Beyond Uniform Experts: Cost-Aware Expert Execution for Efficient Multi-Device MoE Inference

2026-06-29Distributed, Parallel, and Cluster Computing

Distributed, Parallel, and Cluster Computing
AI summary

The authors address a problem in Mixture-of-Experts (MoE) language models where some parts (experts) use a lot of memory and bandwidth but don't contribute much to the final output, causing slowdowns. They identify two challenges: some experts waste resources despite being unimportant, and the slowest device in a multi-device setup limits overall speed.
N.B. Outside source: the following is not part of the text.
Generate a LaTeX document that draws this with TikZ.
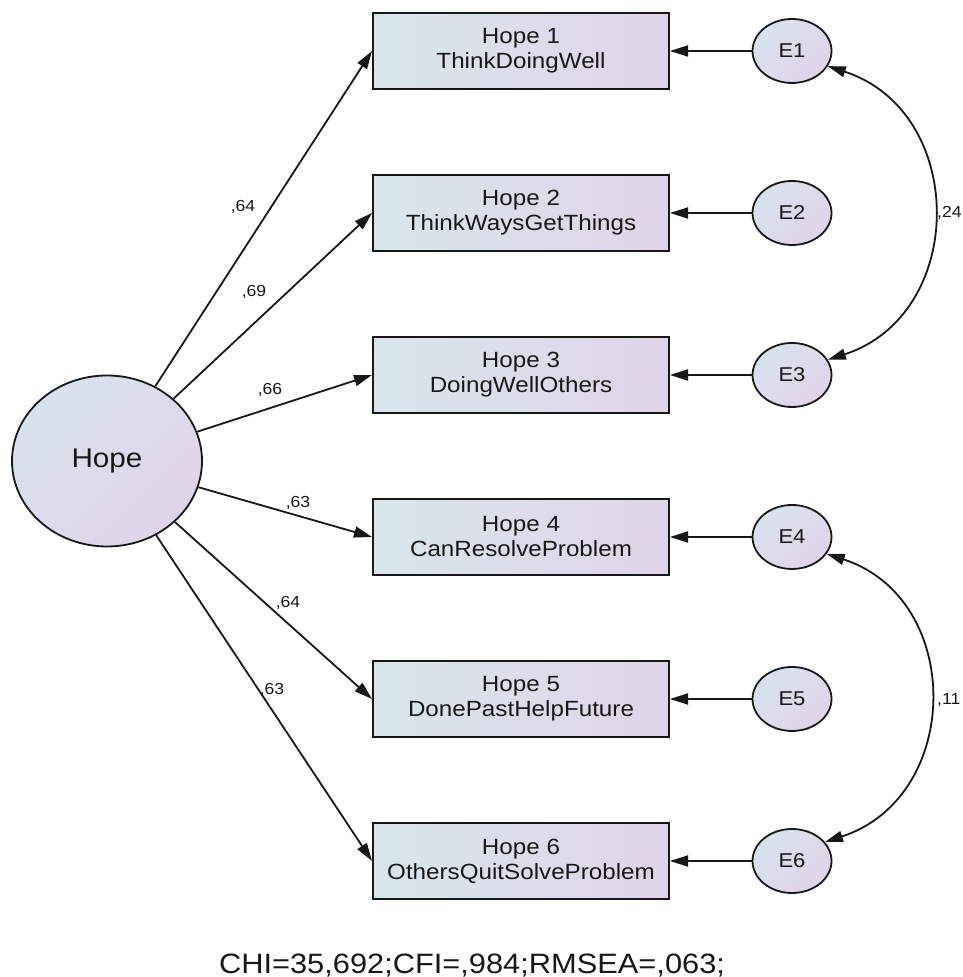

To fix this, they propose CAEE, a method that predicts the cost of running each expert and skips the expensive, low-value ones while adjusting the rest to keep accuracy high. Testing on a large model showed CAEE can speed up inference by 8-18% with less than a 1% drop in accuracy.

Mixture-of-Expertssparse activationinference latencytoken-level importancecost modelexpert pruningdata movement bottleneckmulti-device systems
Authors
Hui Zang, Pengfei Xia, Hong Liu, Jiajia Chu, Tuo Hao, Minghao Chen, Rui Zhang, Ziyang Zhang
Abstract
Mixture-of-Experts (MoE) architectures enable language models to achieve unprecedented scale via sparse activation. However, their inference performance is often limited by data movement bottlenecks. Two coupled challenges exacerbate this limtation: (1) Importance-Agnostic Cost: Low-contribution experts incur nearly uniform memory and transfer costs, resulting in a low cost-to-benefit ratio and wasting critical bandwidth; (2) System-Level Imbalance: Multi-device deployments are universally bottlenecked by the slowest device, meaning that local reductions on one device may yield no improvement in end-to-end latency. We propose Cost-Aware Expert Execution (CAEE), a hardware-guided runtime framework that jointly optimizes for token-level expert importance and system-level execution cost. CAEE uses lightweight, calibrated cost models to estimate hardware overhead, selectively prunes low-importance, high-cost experts, and redistributes their contributions via a low-overhead compensation mechanism, avoiding extra data movement. Evaluations on the 671B DeepSeek-R1 model show that CAEE can reduce end-to-end inference latency by 8\%-18\% across diverse deployment settings, including expert offloading and on-device execution on multi-device systems, while maintaining a model accuracy drop of less than 1\%.